Chainpoint was developed by a private company, but “they made it publicly available and it’s seen some adoption by other companies, and that’s usually a pretty good indicator that something might be ready for standardization.”
“Essentially, it’s a digital receipt that … verifies the the existence of a document at a particular point in time” and provides a cryptographic guarantee that it hasn’t been tampered with or altered since, he said.
Chainpoint was designed for use on the bitcoin blockchain, but Schepers said it could easily be used on any distributed ledger, and he called it “a good example of a very simple, low-level specification that we could do that would help move interoperability forward.”
“If we have enough of those things that would really help move along blockchain technology,” Schepers said, the consortium will move to the next stage, known as the recommendation track, when members and invited experts start drafting possible standards.
“We’re seeing if W3C has a role to play in doing that,” he said.

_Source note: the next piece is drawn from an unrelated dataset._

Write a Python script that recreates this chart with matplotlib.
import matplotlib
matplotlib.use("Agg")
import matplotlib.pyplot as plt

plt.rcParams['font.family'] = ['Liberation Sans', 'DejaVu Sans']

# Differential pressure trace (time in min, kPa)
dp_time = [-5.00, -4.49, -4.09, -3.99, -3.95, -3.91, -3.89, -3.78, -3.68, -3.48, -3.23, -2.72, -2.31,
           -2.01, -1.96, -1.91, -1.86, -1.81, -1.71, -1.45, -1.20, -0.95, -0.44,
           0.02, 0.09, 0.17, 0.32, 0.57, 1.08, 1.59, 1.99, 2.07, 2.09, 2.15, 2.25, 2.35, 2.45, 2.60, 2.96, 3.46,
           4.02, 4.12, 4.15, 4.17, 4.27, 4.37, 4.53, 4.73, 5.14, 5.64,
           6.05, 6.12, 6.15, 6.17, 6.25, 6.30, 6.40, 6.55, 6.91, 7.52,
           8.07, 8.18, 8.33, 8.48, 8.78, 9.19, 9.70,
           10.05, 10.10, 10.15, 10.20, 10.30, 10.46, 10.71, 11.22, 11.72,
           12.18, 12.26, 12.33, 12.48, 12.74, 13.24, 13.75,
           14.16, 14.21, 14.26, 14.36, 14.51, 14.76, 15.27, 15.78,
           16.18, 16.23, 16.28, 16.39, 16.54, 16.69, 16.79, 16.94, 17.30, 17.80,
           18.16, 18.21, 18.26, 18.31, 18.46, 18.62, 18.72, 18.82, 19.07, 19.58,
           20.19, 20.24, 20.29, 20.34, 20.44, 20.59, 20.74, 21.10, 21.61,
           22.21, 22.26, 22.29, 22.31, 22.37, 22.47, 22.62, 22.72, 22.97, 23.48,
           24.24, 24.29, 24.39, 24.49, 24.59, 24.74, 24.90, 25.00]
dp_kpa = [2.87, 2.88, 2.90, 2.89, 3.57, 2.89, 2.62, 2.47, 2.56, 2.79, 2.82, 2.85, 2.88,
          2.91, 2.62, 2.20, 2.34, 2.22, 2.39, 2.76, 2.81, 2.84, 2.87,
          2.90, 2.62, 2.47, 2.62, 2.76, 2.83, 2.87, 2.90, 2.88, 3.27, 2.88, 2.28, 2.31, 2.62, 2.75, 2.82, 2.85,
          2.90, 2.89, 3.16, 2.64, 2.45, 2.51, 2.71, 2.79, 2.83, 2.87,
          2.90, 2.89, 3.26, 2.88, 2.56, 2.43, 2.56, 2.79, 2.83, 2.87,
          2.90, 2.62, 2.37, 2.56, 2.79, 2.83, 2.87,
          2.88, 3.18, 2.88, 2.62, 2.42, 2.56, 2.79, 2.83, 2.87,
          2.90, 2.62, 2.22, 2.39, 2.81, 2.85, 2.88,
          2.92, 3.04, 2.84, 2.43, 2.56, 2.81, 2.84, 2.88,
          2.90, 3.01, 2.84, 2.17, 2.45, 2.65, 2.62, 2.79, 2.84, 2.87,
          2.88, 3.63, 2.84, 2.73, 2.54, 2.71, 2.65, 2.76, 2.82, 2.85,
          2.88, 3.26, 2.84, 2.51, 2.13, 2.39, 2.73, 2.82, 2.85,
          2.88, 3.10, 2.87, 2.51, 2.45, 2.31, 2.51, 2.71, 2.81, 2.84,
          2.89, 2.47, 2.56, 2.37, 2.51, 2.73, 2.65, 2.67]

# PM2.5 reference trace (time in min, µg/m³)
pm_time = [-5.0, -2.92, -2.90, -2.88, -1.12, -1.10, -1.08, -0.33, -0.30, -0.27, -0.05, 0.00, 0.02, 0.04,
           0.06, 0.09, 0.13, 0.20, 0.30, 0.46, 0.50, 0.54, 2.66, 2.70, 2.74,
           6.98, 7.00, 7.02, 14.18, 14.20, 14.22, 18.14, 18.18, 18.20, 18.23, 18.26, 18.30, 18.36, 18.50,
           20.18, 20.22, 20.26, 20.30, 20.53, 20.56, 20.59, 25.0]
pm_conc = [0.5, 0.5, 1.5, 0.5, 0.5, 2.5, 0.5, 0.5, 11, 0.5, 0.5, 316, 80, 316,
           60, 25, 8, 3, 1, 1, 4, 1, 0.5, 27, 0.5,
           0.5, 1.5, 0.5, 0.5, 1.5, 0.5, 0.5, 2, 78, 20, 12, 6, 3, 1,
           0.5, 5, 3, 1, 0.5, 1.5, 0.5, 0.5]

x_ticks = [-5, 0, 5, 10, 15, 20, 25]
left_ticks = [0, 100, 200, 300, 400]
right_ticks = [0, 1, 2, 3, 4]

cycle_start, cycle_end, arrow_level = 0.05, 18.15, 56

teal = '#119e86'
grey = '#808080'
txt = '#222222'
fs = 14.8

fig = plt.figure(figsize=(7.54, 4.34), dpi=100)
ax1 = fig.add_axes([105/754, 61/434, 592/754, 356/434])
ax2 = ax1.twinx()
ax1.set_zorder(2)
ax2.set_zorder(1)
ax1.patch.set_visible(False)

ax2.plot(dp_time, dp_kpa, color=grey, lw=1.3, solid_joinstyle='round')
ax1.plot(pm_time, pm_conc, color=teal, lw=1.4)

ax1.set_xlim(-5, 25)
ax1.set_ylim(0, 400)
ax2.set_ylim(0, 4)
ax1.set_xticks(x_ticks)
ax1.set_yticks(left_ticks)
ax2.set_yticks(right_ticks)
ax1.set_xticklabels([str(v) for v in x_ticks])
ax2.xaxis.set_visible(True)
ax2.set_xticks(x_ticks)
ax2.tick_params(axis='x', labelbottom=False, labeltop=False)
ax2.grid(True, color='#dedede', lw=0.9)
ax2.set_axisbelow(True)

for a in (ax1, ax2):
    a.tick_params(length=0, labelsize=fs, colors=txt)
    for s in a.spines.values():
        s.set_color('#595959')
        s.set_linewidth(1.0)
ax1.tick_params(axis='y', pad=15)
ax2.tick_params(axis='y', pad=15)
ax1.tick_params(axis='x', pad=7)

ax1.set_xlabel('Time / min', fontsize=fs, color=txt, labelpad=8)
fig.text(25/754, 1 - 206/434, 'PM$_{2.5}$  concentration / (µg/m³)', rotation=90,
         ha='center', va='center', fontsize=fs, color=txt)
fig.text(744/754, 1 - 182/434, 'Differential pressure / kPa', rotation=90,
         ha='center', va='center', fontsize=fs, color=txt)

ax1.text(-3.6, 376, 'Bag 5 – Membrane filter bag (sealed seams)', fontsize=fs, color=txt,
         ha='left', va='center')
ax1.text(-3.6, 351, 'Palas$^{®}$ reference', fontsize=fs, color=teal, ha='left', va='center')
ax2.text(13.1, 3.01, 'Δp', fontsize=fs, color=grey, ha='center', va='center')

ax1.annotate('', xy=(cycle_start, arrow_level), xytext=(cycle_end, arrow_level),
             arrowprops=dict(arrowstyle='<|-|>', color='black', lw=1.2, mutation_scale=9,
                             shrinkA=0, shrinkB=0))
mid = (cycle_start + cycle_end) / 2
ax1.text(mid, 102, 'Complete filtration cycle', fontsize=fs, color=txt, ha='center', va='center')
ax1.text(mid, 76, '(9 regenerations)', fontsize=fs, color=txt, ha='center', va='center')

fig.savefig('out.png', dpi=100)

The key metric in such a decision is stakeholder buy-in, he said. “The question is: Do we have enough stakeholders in the natural [blockchain] ecosystem who are willing to commit the resources [to developing the standards] and commit to implementation?” he said.
W3C has developed many standards and specifications in very wide use on the web today, such as HTML5, the latest version of the language in which websites are coded, and the Web Content Accessibility Guidelines 2.0 — that provide a single shared and technology-neutral standard for making web content more accessible to people with disabilities.
There are several W3C community groups with an interest in blockchain technology, and the Blockchain Community Group will help coordinate their activities, Schepers explained in a blog post.
“By the end of the year,” he wrote, “we hope to have laid the groundwork for possible candidates for formal standardization.”
But Seltzer was cautious about any timeline. “Everything in tech takes longer than initially predicted,” she said.